__To do__: Copy everything in the data below exactly except the pictures.

__Collected data__:
----------

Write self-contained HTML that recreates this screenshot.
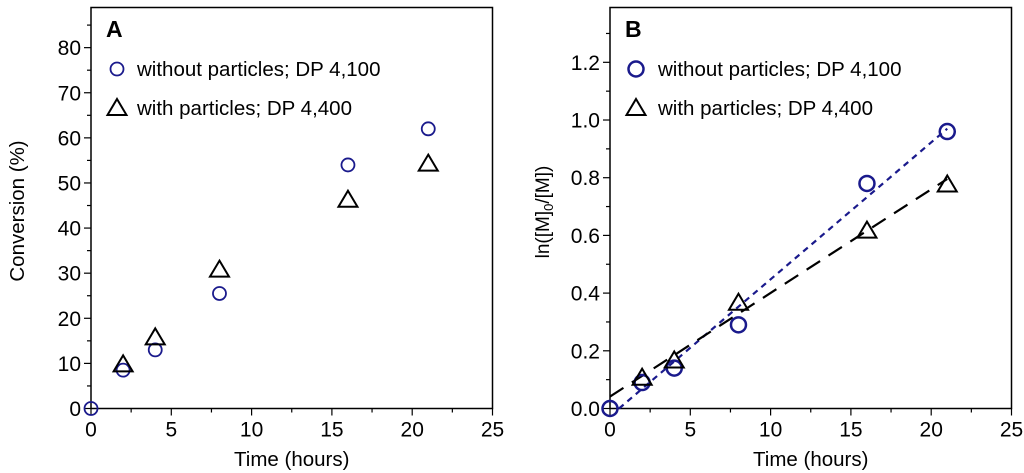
<!DOCTYPE html>
<html><head><meta charset="utf-8"><style>
html,body{margin:0;padding:0;background:#fff;width:1024px;height:473px;overflow:hidden}
svg{display:block;font-family:"Liberation Sans",Arial,sans-serif}
</style></head><body>
<svg id="chart" width="1024" height="473" viewBox="0 0 1024 473"></svg>
<script>
const timesA = [0, 2, 4, 8, 16, 21];
const convNoPart = [0, 8.5, 13, 25.5, 54, 62];
const timesTri = [2, 4, 8, 16, 21];
const convPart = [10, 16, 31, 46.5, 54.5];
const lnNoPart = [0, 0.09, 0.14, 0.29, 0.78, 0.96];
const lnPart = [0.11, 0.17, 0.37, 0.62, 0.78];
const xTicks = [0, 5, 10, 15, 20, 25];
const yTicksA = [0, 10, 20, 30, 40, 50, 60, 70, 80];
const yTicksB = ["0.0", "0.2", "0.4", "0.6", "0.8", "1.0", "1.2"];

const NS = "http://www.w3.org/2000/svg";
const svg = document.getElementById("chart");
function mk(tag, attrs, parent, text) {
  const e = document.createElementNS(NS, tag);
  for (const k in attrs) e.setAttribute(k, attrs[k]);
  if (text !== undefined) e.textContent = text;
  (parent || svg).appendChild(e);
  return e;
}
function fit(xs, ys) {
  const n = xs.length; let sx=0, sy=0, sxx=0, sxy=0;
  for (let i=0;i<n;i++){sx+=xs[i];sy+=ys[i];sxx+=xs[i]*xs[i];sxy+=xs[i]*ys[i];}
  const m=(n*sxy-sx*sy)/(n*sxx-sx*sx); return {m, b:(sy-m*sx)/n};
}
function tri(g, cx, cy, name) {
  const t = mk("path", {d:`M${cx},${cy-9} L${cx+9.5},${cy+7} L${cx-9.5},${cy+7} Z`, fill:"none", stroke:"#000", "stroke-width":2}, g);
  
  
}
function circ(g, cx, cy, r, w, name) {
  const c = mk("circle", {cx, cy, r, fill:"none", stroke:"#1a1a8c", "stroke-width":w}, g);
  
  
}

function panel(opt) {
  const L = opt.left, R = opt.left + 401.5, T = 7.5, B = 408.5;
  const x = v => L + v / 25 * (R - L);
  const y = v => B - v / opt.ymax * (B - T);
  const g = mk("g", {});
  
  
  const frame = mk("rect", {x:L, y:T, width:R-L, height:B-T, fill:"none", stroke:"#000", "stroke-width":1.5}, g);
  
  
  for (let v = 0; v <= 25.01; v += 2.5) {
    const major = Math.abs(v % 5) < 0.01;
    mk("line", {x1:x(v), x2:x(v), y1:B, y2:B + (major?7:4), stroke:"#000", "stroke-width":1.2}, g);
  }
  xTicks.forEach(v => {
    const t = mk("text", {x:x(v), y:B+28, "text-anchor":"middle", "font-size":21}, g, String(v));
    
    
  });
  const xt = mk("text", {x:(L+R)/2, y:466, "text-anchor":"middle", "font-size":20.5}, g, "Time (hours)");
  
  
  for (let v = 0; v <= opt.ymax + 1e-9; v += opt.minor) {
    const major = Math.abs(v / opt.major - Math.round(v / opt.major)) < 0.01;
    mk("line", {x1:L, x2:L - (major?7:4), y1:y(v), y2:y(v), stroke:"#000", "stroke-width":1.2}, g);
  }
  opt.yLabels.forEach(s => {
    const t = mk("text", {x:L-10, y:y(parseFloat(s))+7.5, "text-anchor":"end", "font-size":21}, g, s);
    
    
  });
  const lt = mk("text", {x:L+15, y:37, "font-size":23, "font-weight":"bold"}, g, opt.letter);
  
  
  return {g, x, y, L};
}

// Panel A
const A = panel({name:"panel-a", left:91, ymax:88.9, minor:5, major:10, yLabels:yTicksA.map(String), letter:"A"});
const yaT = mk("text", {transform:"translate(24,211) rotate(-90)", "text-anchor":"middle", "font-size":20.5}, A.g, "Conversion (%)");


timesA.forEach((t,i) => circ(A.g, A.x(t), A.y(convNoPart[i]), 6.5, 1.8, 'point-without-particles'));
timesTri.forEach((t,i) => tri(A.g, A.x(t), A.y(convPart[i]) + 1, 'point-with-particles'));
circ(A.g, 117, 69, 6.5, 1.8, 'legend-marker-circle');
tri(A.g, 117, 108, 'legend-marker-triangle');
let lg = mk("text", {x:137, y:76, "font-size":20.5}, A.g, "without particles; DP 4,100");


lg = mk("text", {x:137, y:115, "font-size":20.5}, A.g, "with particles; DP 4,400");



// Panel B
const Bp = panel({name:"panel-b", left:610, ymax:1.39, minor:0.1, major:0.2, yLabels:yTicksB, letter:"B"});
const ybT = mk("text", {transform:"translate(549,212) rotate(-90)", "text-anchor":"middle", "font-size":19}, Bp.g);


ybT.innerHTML = 'ln([M]<tspan font-size="13" dy="4">0</tspan><tspan dy="-4">/[M])</tspan>';
const f1 = fit(timesA, lnNoPart);
const x0b = Math.max(0, -f1.b / f1.m);
let ln = mk("line", {x1:Bp.x(x0b), y1:Bp.y(f1.m*x0b+f1.b), x2:Bp.x(21), y2:Bp.y(f1.m*21+f1.b), stroke:"#1a1a8c", "stroke-width":2.2, "stroke-dasharray":"6,5"}, Bp.g);


const f2 = fit([0].concat(timesTri), [0.03].concat(lnPart));
ln = mk("line", {x1:Bp.x(0), y1:Bp.y(f2.b), x2:Bp.x(21), y2:Bp.y(f2.m*21+f2.b), stroke:"#000", "stroke-width":2.2, "stroke-dasharray":"16,10"}, Bp.g);


timesA.forEach((t,i) => circ(Bp.g, Bp.x(t), Bp.y(lnNoPart[i]), 7.5, 2.5, 'point-without-particles'));
timesTri.forEach((t,i) => tri(Bp.g, Bp.x(t), Bp.y(lnPart[i]) + 1, 'point-with-particles'));
circ(Bp.g, 636, 69, 7.5, 2.5, 'legend-marker-circle');
tri(Bp.g, 636, 108, 'legend-marker-triangle');
lg = mk("text", {x:658, y:76, "font-size":20.5}, Bp.g, "without particles; DP 4,100");


lg = mk("text", {x:658, y:115, "font-size":20.5}, Bp.g, "with particles; DP 4,400");


</script>
</body></html>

----------

__Exercise solution__:
Write self-contained HTML that recreates this screenshot.
<!DOCTYPE html>
<html><head><meta charset="utf-8"><style>
html,body{margin:0;padding:0;background:#fff;width:1024px;height:473px;overflow:hidden}
svg{display:block;font-family:"Liberation Sans",Arial,sans-serif}
</style></head><body>
<svg id="chart" width="1024" height="473" viewBox="0 0 1024 473"></svg>
<script>
const timesA = [0, 2, 4, 8, 16, 21];
const convNoPart = [0, 8.5, 13, 25.5, 54, 62];
const timesTri = [2, 4, 8, 16, 21];
const convPart = [10, 16, 31, 46.5, 54.5];
const lnNoPart = [0, 0.09, 0.14, 0.29, 0.78, 0.96];
const lnPart = [0.11, 0.17, 0.37, 0.62, 0.78];
const xTicks = [0, 5, 10, 15, 20, 25];
const yTicksA = [0, 10, 20, 30, 40, 50, 60, 70, 80];
const yTicksB = ["0.0", "0.2", "0.4", "0.6", "0.8", "1.0", "1.2"];

const NS = "http://www.w3.org/2000/svg";
const svg = document.getElementById("chart");
function mk(tag, attrs, parent, text) {
  const e = document.createElementNS(NS, tag);
  for (const k in attrs) e.setAttribute(k, attrs[k]);
  if (text !== undefined) e.textContent = text;
  (parent || svg).appendChild(e);
  return e;
}
function fit(xs, ys) {
  const n = xs.length; let sx=0, sy=0, sxx=0, sxy=0;
  for (let i=0;i<n;i++){sx+=xs[i];sy+=ys[i];sxx+=xs[i]*xs[i];sxy+=xs[i]*ys[i];}
  const m=(n*sxy-sx*sy)/(n*sxx-sx*sx); return {m, b:(sy-m*sx)/n};
}
function tri(g, cx, cy, name) {
  const t = mk("path", {d:`M${cx},${cy-9} L${cx+9.5},${cy+7} L${cx-9.5},${cy+7} Z`, fill:"none", stroke:"#000", "stroke-width":2}, g);
  
  
}
function circ(g, cx, cy, r, w, name) {
  const c = mk("circle", {cx, cy, r, fill:"none", stroke:"#1a1a8c", "stroke-width":w}, g);
  
  
}

function panel(opt) {
  const L = opt.left, R = opt.left + 401.5, T = 7.5, B = 408.5;
  const x = v => L + v / 25 * (R - L);
  const y = v => B - v / opt.ymax * (B - T);
  const g = mk("g", {});
  
  
  const frame = mk("rect", {x:L, y:T, width:R-L, height:B-T, fill:"none", stroke:"#000", "stroke-width":1.5}, g);
  
  
  for (let v = 0; v <= 25.01; v += 2.5) {
    const major = Math.abs(v % 5) < 0.01;
    mk("line", {x1:x(v), x2:x(v), y1:B, y2:B + (major?7:4), stroke:"#000", "stroke-width":1.2}, g);
  }
  xTicks.forEach(v => {
    const t = mk("text", {x:x(v), y:B+28, "text-anchor":"middle", "font-size":21}, g, String(v));
    
    
  });
  const xt = mk("text", {x:(L+R)/2, y:466, "text-anchor":"middle", "font-size":20.5}, g, "Time (hours)");
  
  
  for (let v = 0; v <= opt.ymax + 1e-9; v += opt.minor) {
    const major = Math.abs(v / opt.major - Math.round(v / opt.major)) < 0.01;
    mk("line", {x1:L, x2:L - (major?7:4), y1:y(v), y2:y(v), stroke:"#000", "stroke-width":1.2}, g);
  }
  opt.yLabels.forEach(s => {
    const t = mk("text", {x:L-10, y:y(parseFloat(s))+7.5, "text-anchor":"end", "font-size":21}, g, s);
    
    
  });
  const lt = mk("text", {x:L+15, y:37, "font-size":23, "font-weight":"bold"}, g, opt.letter);
  
  
  return {g, x, y, L};
}

// Panel A
const A = panel({name:"panel-a", left:91, ymax:88.9, minor:5, major:10, yLabels:yTicksA.map(String), letter:"A"});
const yaT = mk("text", {transform:"translate(24,211) rotate(-90)", "text-anchor":"middle", "font-size":20.5}, A.g, "Conversion (%)");


timesA.forEach((t,i) => circ(A.g, A.x(t), A.y(convNoPart[i]), 6.5, 1.8, 'point-without-particles'));
timesTri.forEach((t,i) => tri(A.g, A.x(t), A.y(convPart[i]) + 1, 'point-with-particles'));
circ(A.g, 117, 69, 6.5, 1.8, 'legend-marker-circle');
tri(A.g, 117, 108, 'legend-marker-triangle');
let lg = mk("text", {x:137, y:76, "font-size":20.5}, A.g, "without particles; DP 4,100");


lg = mk("text", {x:137, y:115, "font-size":20.5}, A.g, "with particles; DP 4,400");



// Panel B
const Bp = panel({name:"panel-b", left:610, ymax:1.39, minor:0.1, major:0.2, yLabels:yTicksB, letter:"B"});
const ybT = mk("text", {transform:"translate(549,212) rotate(-90)", "text-anchor":"middle", "font-size":19}, Bp.g);


ybT.innerHTML = 'ln([M]<tspan font-size="13" dy="4">0</tspan><tspan dy="-4">/[M])</tspan>';
const f1 = fit(timesA, lnNoPart);
const x0b = Math.max(0, -f1.b / f1.m);
let ln = mk("line", {x1:Bp.x(x0b), y1:Bp.y(f1.m*x0b+f1.b), x2:Bp.x(21), y2:Bp.y(f1.m*21+f1.b), stroke:"#1a1a8c", "stroke-width":2.2, "stroke-dasharray":"6,5"}, Bp.g);


const f2 = fit([0].concat(timesTri), [0.03].concat(lnPart));
ln = mk("line", {x1:Bp.x(0), y1:Bp.y(f2.b), x2:Bp.x(21), y2:Bp.y(f2.m*21+f2.b), stroke:"#000", "stroke-width":2.2, "stroke-dasharray":"16,10"}, Bp.g);


timesA.forEach((t,i) => circ(Bp.g, Bp.x(t), Bp.y(lnNoPart[i]), 7.5, 2.5, 'point-without-particles'));
timesTri.forEach((t,i) => tri(Bp.g, Bp.x(t), Bp.y(lnPart[i]) + 1, 'point-with-particles'));
circ(Bp.g, 636, 69, 7.5, 2.5, 'legend-marker-circle');
tri(Bp.g, 636, 108, 'legend-marker-triangle');
lg = mk("text", {x:658, y:76, "font-size":20.5}, Bp.g, "without particles; DP 4,100");


lg = mk("text", {x:658, y:115, "font-size":20.5}, Bp.g, "with particles; DP 4,400");


</script>
</body></html>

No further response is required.